I use micropython in several of my projects for CPUs that are waaaay less powered than the thing they're putting in the Librem5 and, despite not being a 100% feature full implementation of python, it's still a very capable platform. Granted, I don't drive any UIs (yet), but those components would be handled by some native libraries anyways on the Librem5, and the choice of python vs C would not matter from that respect.
I only dabbled with Gtk-rs for a bit, and Rust does not really fit my UI/UX workflows, but I would still suggest as major improvement a better way to being able to reference struct fields from callbacks without the current Option<Rc<>> workarounds.
I don't have personal experience, but my understanding is that GTK is much easier since it's in C; QT makes use of some C++ features like inheritance that don't have a direct analogue in Rust that makes it hard. I've heard of several people doing things, but am not sure there's a particular go-to amazing solution at the moment.
I'm excited C is supported, creating a hello world app is a few lines in a main.c (http://www.levien.com/gimp/hello.html) file and calling GCC. That's immediately so much simpler than complete and utter mess that is android development.
As for rust, I'd prefer they get a stable ABI so my phone doesn't end up with statically compiled bloat.
I'm really glad they chose C-language for this, personally. The reason is, I've been solving the mobile dilemna for the last few years by focusing on one policy: Lua is the platform.
So as soon as I can access a Libre-phone, I'll put my favourite Lua-based engines on this thing, work out a toll-free-bridge for any of the nice OS things, and put all my apps on it as a target platform.
Just a matter of having the hardware.
(That said, there is absolutely no reason one could not do the same thing: use your language-of-choice, with a bridging layer. The use of C makes this a lot more tenable than, say, other systems languages.. at least in terms of tooling and methodology.)
Isn't the point that we wouldn't need app vendors to present these things, if the OS were a little more intelligently exposed to the user, who is expected to own it and not just use it?

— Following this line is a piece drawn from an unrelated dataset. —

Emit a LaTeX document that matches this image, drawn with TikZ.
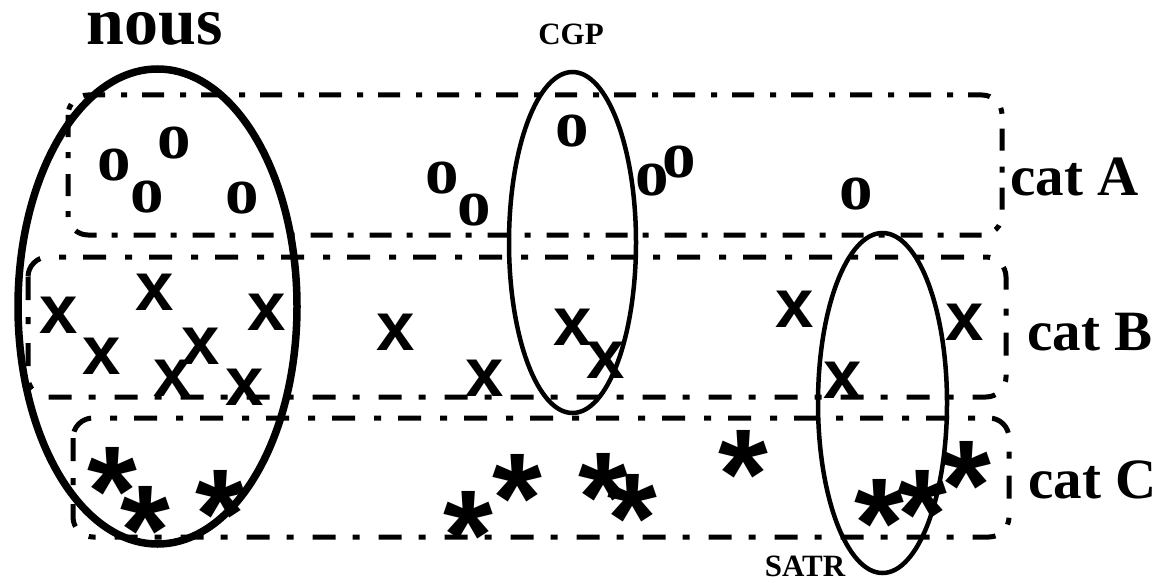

I think there is something about a "Linux phone" which makes apps like WhatsApp, and so on .. quite obsolete. These apps fix holes in iOS/Android - they extend the features of what should be, operating system functions.
I find it repugnant that I have, for example, ~15 apps that basically do the same thing, organized in a folder, and which I maintain as a common suite of messaging inboxes.
This, to me, indicates that the OS is not doing something it should be doing, intrinsically. Yes, it means eventually deleting all those competing protocols - and independently weak sources of dataleak - and putting it all back under the users control.
With a Linux-based phone/communications device, isn't it going to be the case that the open nature of Linux ecosystems is going to have that sort of effect? i.e. - the user really is in control of their machine, and thus their own personal data.
I predict that there will be an IPFS'ish revolution on Libre, when it gets out there, which will mean that the one place vendors should set up shop, is the ol' SMS gateway.
'ipfs pubsub sub fridaynightcrew && ipfs pubsub pub fridaynightcrew "wheres the party?"' is but a gateway from being accessible by existing users, of the aforementioned ~15 messaging apps ..
How is OpenGL support with Etnaviv progressing? For KWin to work, it will need some usable form. I wonder if anyone is planning to work on Vulkan support for it too.
This is the phone I want. The appeal of Linux on the phone is too much for me. As long as it can make and receive calls and somehow deal with SMS, I can take care of the rest.
I've entertained the idea of building a PiPhone [0] and trying it out for a few days.